BT: I always paint until the last minute, what I call a white-knuckle ride. I don’t know exactly how I do it really, except that I’ve been pretty lucky. They seem to come together in the end. I always paint a group of paintings at a time and I finish them like a family of acrobats, like a small circus. They’re designed to make a good show, but individually they have their own purposes.
NT: Do you feel being part of a certain new generation of artists or a certain group of artists? How would you describe it?
BT: I find I do my best work when confronting myself. And it’s not always that easy — even though I’ve been doing it a long time.
I think I would find it very hard to focus if I was in the city, for example. I find openings can be very frantic. I’m not used to seeing so many people at one time. I have my “art family” — people I care about. I try to stay in close touch with them through Instagram or whatever. I do miss them, but I think to do the work, actually you really have to be alone.
NT: Who are you talking to? Who is your public? Audience?
BT: That family — those same fifty people. And the people like them I haven’t met, but I’m glad to know they’re out there.
NT: Is there anything you would you like to change, or make people conscious of through your art?

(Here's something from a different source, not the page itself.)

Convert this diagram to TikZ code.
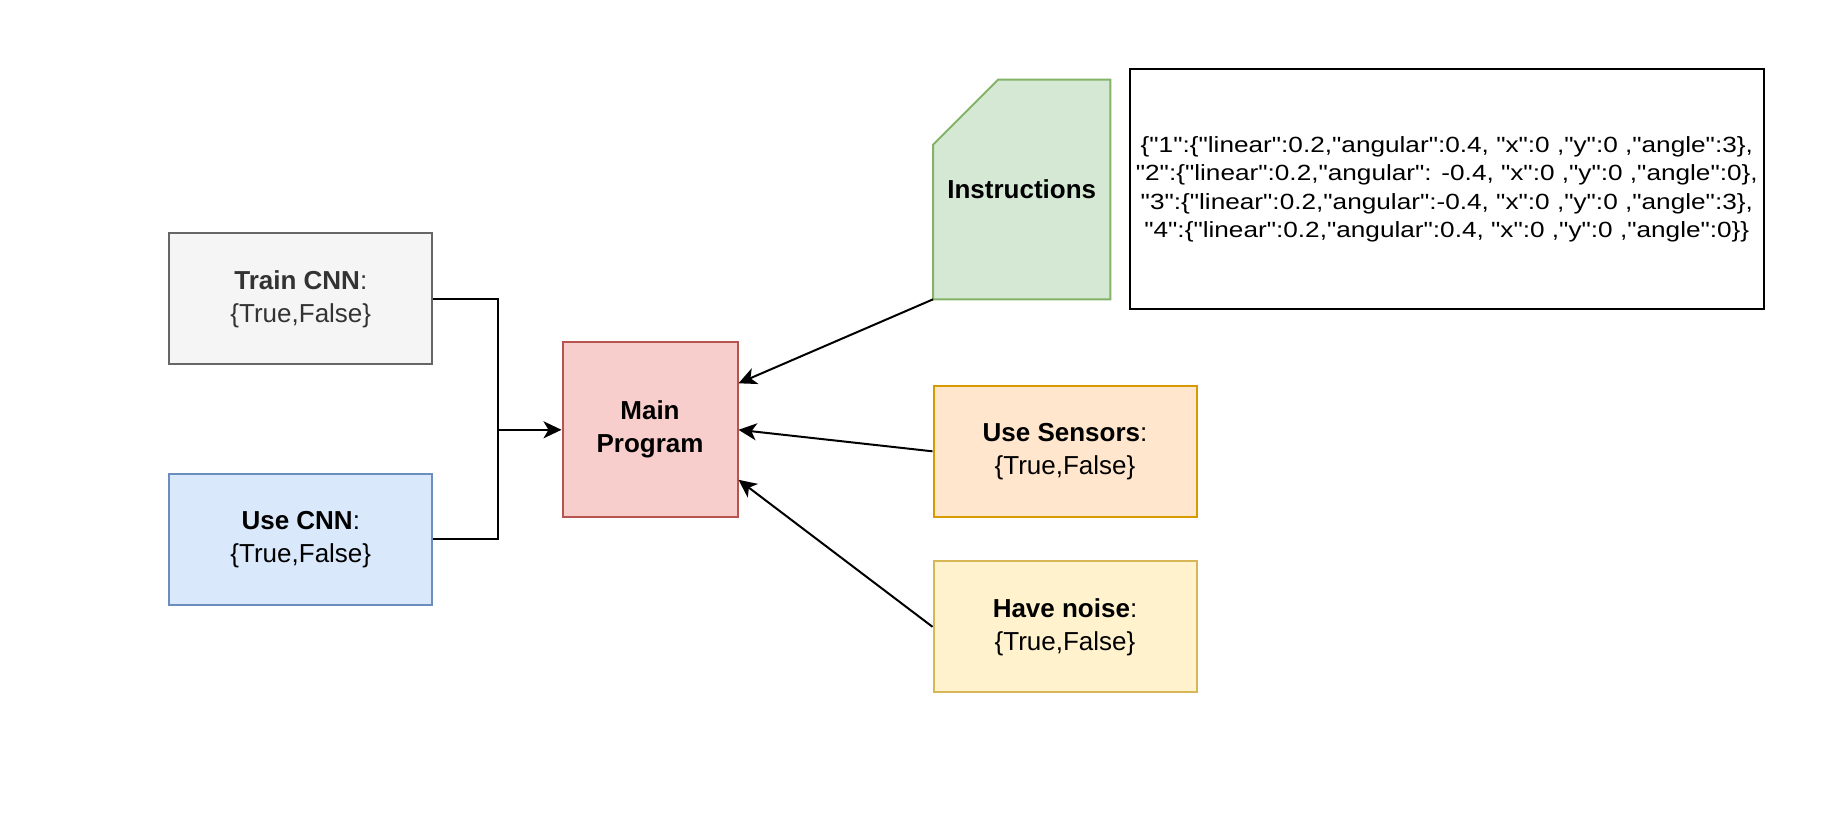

BT: It’s an amazing feeling when you meet someone through your art and you immediately know that they understand you. It’s hard to imagine another line of work or way of life that contains that possibility.
Blair Thurman (b. 1961, New Orleans) lives and works in New York. He has exhibited in institutions and galleries such as Oklahoma City Museum of Art (Oklahoma City, 2015); Half Gallery (New York, 2015); The FLAG Art Foundation (New York, 2015); Peres Project (Berlin, 2014); Gagosian Gallery (New York, 2014); Galerie Frank Elbaz (Paris, 2014); Karma (New York, 2013); The Kunsthalle Bern Fondation (Bern, 2012); Centre National d’Art Contemporain de Grenoble (Grenoble, 2009); Kunstmuseum St. Gallen (St Gallen, 2009); Palais de Tokyo (Paris, 2007).